Ranged against him is Simon Katich, who would be a worthy captain for the national side if Ricky Ponting ever lost his appetite for the job. Unlike Ganga, Katich has had grizzled veterans to work with, but there have been touches of genius in the way he's arranged his pieces on the board. Both on slow pitches in Delhi and the bouncier ones in Hyderabad, New South Wales have been a notch above their opposition, except for the five-over Pollard whirlwind that clinched a game last week.
It's that unpredictability that gives Trinidad and Tobago hope. Whether it's William Perkins scooping a fast bowler to fine leg or Adrian Barath lofting one nonchalantly over extra-cover for six, they have a penchant for propelling the ball into what a rueful Andrew Puttick, the Cape Cobras captain, called "strange areas". "I have a sneaking suspicion that Trinidad and Tobago will take it," he said. "They have a little bit of an X-factor about them."
That sprinkling of stardust will be tested to the limit by a New South Wales attack in which Brett Lee has been peerless. Throw in Moises Henriques' happy knack of taking crucial wickets, Stuart Clark's parsimony and Nathan Hauritz's ability to turn new ball and old, and it's easy to see why they've come this far largely untroubled.
Not that Ganga's batsmen are the only ones with a license to thrill. Even if you get past David Warner and Phillip Hughes at the top of the order, there's a terrific middle order led by Katich to negotiate. And if the ruthless demolition of the Bushrangers was any guide, the big stage won't faze them either.

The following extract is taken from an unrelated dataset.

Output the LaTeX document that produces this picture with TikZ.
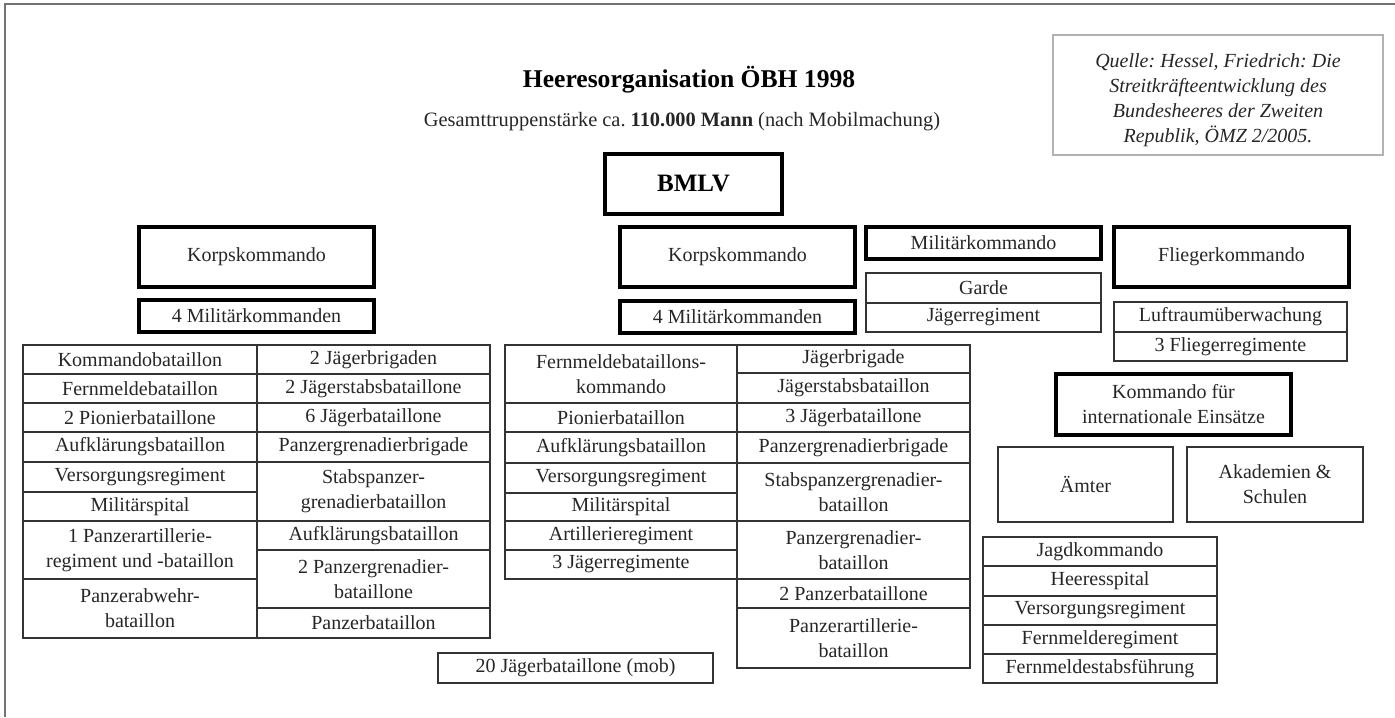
\documentclass[tikz,border=0pt]{standalone}
\usepackage{fontspec}
\setmainfont{Liberation Serif}
\frenchspacing
\newcommand\mkbox[7]{\node[#6, minimum width={0.5pt*(#4-#2)}, minimum height={0.5pt*(#5-#3)}] (#1) at ({(#2+#4)/2},{(#3+#5)/2}) {#7};}
\begin{document}
\begin{tikzpicture}[x=0.5pt,y=-0.5pt,
  cellbox/.style={draw=black!80, line width=1.1pt, inner sep=0pt, outer sep=0pt, align=center, font=\fontsize{10}{12.5}\selectfont, text=black!85},
  heavybox/.style={cellbox, draw=black, line width=2.4pt},
  srcbox/.style={draw=black!30, line width=0.8pt, inner sep=0pt, outer sep=0pt},
  srctext/.style={align=center, inner sep=0pt, font=\fontsize{10}{12.5}\selectfont\itshape, text=black!85},
  framestyle/.style={draw=black!55, line width=0.8pt}]
\useasboundingbox (0,0) rectangle (1395,717);
% frame
\coordinate (fbl) at (5,717);
\coordinate (ftl) at (5,4);
\coordinate (ftr) at (1395,4);
\draw[framestyle] (fbl) -- (ftl) -- (ftr);
% titles
\node[font=\fontsize{12.8}{15}\selectfont\bfseries] (title) at (689,80) {Heeresorganisation ÖBH 1998};
\node[font=\fontsize{10.2}{12}\selectfont, text=black!85] (subtitle) at (682,122) {Gesamttruppenstärke ca. \textbf{110.000 Mann} (nach Mobilmachung)};
\mkbox{quelle}{1053}{35}{1383}{155}{srcbox}{}
\node[srctext] (quelletext) at (1218,100) {Quelle: Hessel, Friedrich: Die\\Streitkräfteentwicklung des\\Bundesheeres der Zweiten\\Republik, ÖMZ 2/2005.};
% top level
\mkbox{bmlv}{605}{154}{782}{214}{heavybox, font=\fontsize{12.5}{15}\selectfont\bfseries, text=black}{BMLV}
\mkbox{korpsL}{139}{227}{374}{287}{heavybox}{Korpskommando}
\mkbox{milL}{139}{300}{374}{332}{heavybox}{4 Militärkommanden}
\mkbox{korpsM}{620}{227}{855}{287}{heavybox}{Korpskommando}
\mkbox{milM}{620}{301}{855}{333}{heavybox}{4 Militärkommanden}
\mkbox{milk}{866}{227}{1101}{259}{heavybox}{Militärkommando}
\mkbox{garde}{866}{273}{1101}{303}{cellbox}{Garde}
\mkbox{jreg}{866}{303}{1101}{332}{cellbox}{Jägerregiment}
\mkbox{flieg}{1114}{227}{1349}{287}{heavybox}{Fliegerkommando}
\mkbox{luft}{1114}{302}{1347}{332}{cellbox}{Luftraumüberwachung}
\mkbox{fregs}{1114}{332}{1347}{361}{cellbox}{3 Fliegerregimente}
\mkbox{kie}{1056}{374}{1291}{435}{heavybox}{Kommando für\\internationale Einsätze}
\mkbox{aemter}{998}{447}{1173}{522}{cellbox}{Ämter}
\mkbox{akad}{1187}{447}{1363}{522}{cellbox}{Akademien \&\\Schulen}
\mkbox{jagd}{983}{537}{1217}{566}{cellbox}{Jagdkommando}
\mkbox{hsp}{983}{566}{1217}{596}{cellbox}{Heeresspital}
\mkbox{vreg}{983}{596}{1217}{625}{cellbox}{Versorgungsregiment}
\mkbox{freg}{983}{625}{1217}{654}{cellbox}{Fernmelderegiment}
\mkbox{fstab}{983}{654}{1217}{683}{cellbox}{Fernmeldestabsführung}
% left table, left column
\mkbox{lt1}{23}{345}{257}{374}{cellbox}{Kommandobataillon}
\mkbox{lt2}{23}{374}{257}{403}{cellbox}{Fernmeldebataillon}
\mkbox{lt3}{23}{403}{257}{432}{cellbox}{2 Pionierbataillone}
\mkbox{lt4}{23}{432}{257}{462}{cellbox}{Aufklärungsbataillon}
\mkbox{lt5}{23}{462}{257}{492}{cellbox}{Versorgungsregiment}
\mkbox{lt6}{23}{492}{257}{521}{cellbox}{Militärspital}
\mkbox{lt7}{23}{521}{257}{579}{cellbox}{1 Panzerartillerie-\\regiment und -bataillon}
\mkbox{lt8}{23}{579}{257}{638}{cellbox}{Panzerabwehr-\\bataillon}
% left table, right column
\mkbox{rt1}{257}{345}{490}{374}{cellbox}{2 Jägerbrigaden}
\mkbox{rt2}{257}{374}{490}{403}{cellbox}{2 Jägerstabsbataillone}
\mkbox{rt3}{257}{403}{490}{432}{cellbox}{6 Jägerbataillone}
\mkbox{rt4}{257}{432}{490}{462}{cellbox}{Panzergrenadierbrigade}
\mkbox{rt5}{257}{462}{490}{521}{cellbox}{Stabspanzer-\\grenadierbataillon}
\mkbox{rt6}{257}{521}{490}{550}{cellbox}{Aufklärungsbataillon}
\mkbox{rt7}{257}{550}{490}{608}{cellbox}{2 Panzergrenadier-\\bataillone}
\mkbox{rt8}{257}{608}{490}{638}{cellbox}{Panzerbataillon}
% middle table, left column
\mkbox{ml1}{505}{345}{737}{403}{cellbox}{Fernmeldebataillons-\\kommando}
\mkbox{ml2}{505}{403}{737}{432}{cellbox}{Pionierbataillon}
\mkbox{ml3}{505}{432}{737}{463}{cellbox}{Aufklärungsbataillon}
\mkbox{ml4}{505}{463}{737}{493}{cellbox}{Versorgungsregiment}
\mkbox{ml5}{505}{493}{737}{521}{cellbox}{Militärspital}
\mkbox{ml6}{505}{521}{737}{550}{cellbox}{Artillerieregiment}
\mkbox{ml7}{505}{550}{737}{579}{cellbox}{3 Jägerregimente}
% middle table, right column
\mkbox{mr1}{737}{345}{970}{373}{cellbox}{Jägerbrigade}
\mkbox{mr2}{737}{373}{970}{403}{cellbox}{Jägerstabsbataillon}
\mkbox{mr3}{737}{403}{970}{432}{cellbox}{3 Jägerbataillone}
\mkbox{mr4}{737}{432}{970}{463}{cellbox}{Panzergrenadierbrigade}
\mkbox{mr5}{737}{463}{970}{521}{cellbox}{Stabspanzergrenadier-\\bataillon}
\mkbox{mr6}{737}{521}{970}{579}{cellbox}{Panzergrenadier-\\bataillon}
\mkbox{mr7}{737}{579}{970}{608}{cellbox}{2 Panzerbataillone}
\mkbox{mr8}{737}{608}{970}{668}{cellbox}{Panzerartillerie-\\bataillon}
\mkbox{mob}{438}{653}{713}{683}{cellbox}{20 Jägerbataillone (mob)}
\end{tikzpicture}
\end{document}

New South Wales, with apologies to Mumbai, Yorkshire and Barbados, are the most formidable side in the history of domestic cricket, having won the Shield 17 times before Sir Donald Bradman had even made his debut. No matter what happens in the inaugural Champions League final, that fact won't change. For Trinidad, always in the shadow of Barbados, Guyana and Jamaica, Friday is the day to target Goliath with stones and slingshot. Having already felled him once, they know it can be done.
If they can hold their nerve for three hours, a potentially golden future lies beyond the boundary. The Blues will scoff at the idea, but perhaps Trinidad needs this more. "We give our heart and soul," said Ganga. "For the 1.3 million watching at home and the 5 million across the Caribbean whose hopes rest on our team."
It's a burden that they've worn lightly so far.